Il importe pour nous d’allier dans notre apprentissage commun cette conscience exacerbée à une immédiateté d’action, de fabrication, d’apporter autant d’attention et d’intérêt à l’œuvre qu’à toute la construction qui y conduit, les étapes nécessaires à sa fabrication étant toujours des moments intenses de convivialité, d’échange, d’expérimentation et de réflexion. Par l’entretien d’un rapport fruste, direct, au volume, à la matière, à la couleur, à la nature, il nous semble entrevoir une sorte de « vraie magie ». Nous pensons ici à la sorcellerie, mais celle des campagnes, commune, celle du rapport quotidien à la nature.
Il y a un rapport indéniable au rituel, à la transe, à la magie, qui tient pour nous une part importante dans ces pratiques de la céramique et de la musique. Elles pourront s’accompagner mutuellement dans ce champ, notamment pendant les phases de cuisson, moment particulier de rythme, de convivialité, de suspension et de grande intensité.
Une recherche autour des corps résonnants pourra aussi se rapporter à notre pratique sonore, où nous utilisons des récipients sans contenus, dont le volume amplifié crée ses fréquences propres.

Hervé Rousseau

En 1977, il apprend le tournage chez Augusto Tozzola. Hervé s’enrichit d’expérience au Québec, dans le sud de la France, avant de poser par hasard les tours à Boisbelle, à la sortie d’Henrichemont. Il va toujours à l’essentiel. Un tournage enlevé, efficace et une bonne terre sauvage, non lavée sont les socles fondamentaux pour lui. Tout son travail est cuit dans le noborigama.

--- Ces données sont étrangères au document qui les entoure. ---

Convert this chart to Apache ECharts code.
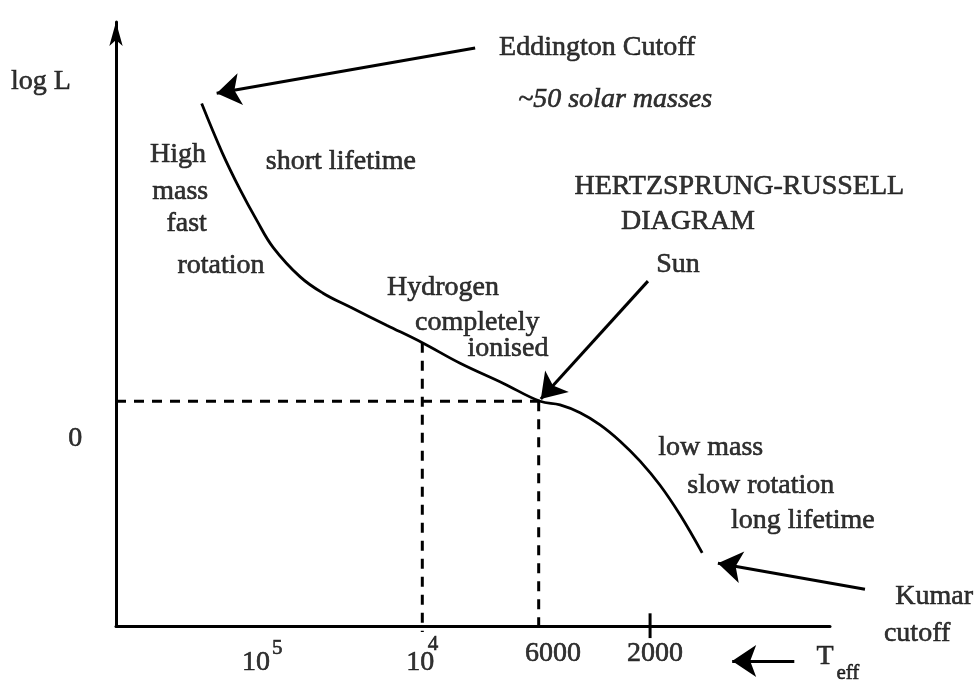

Une rugosité primitive taille un costume à l’esthétique de bien lisse sans âme. Cette simplicité vigoureuse essore l’expression céramique. Son façonnage souligne un regard porté aux pièces anciennes. Hervé célèbre le geste de la main explorant la plasticité du matériau. Du pot, aux stèles, aux bornes : à Boisbelle la terre est debout.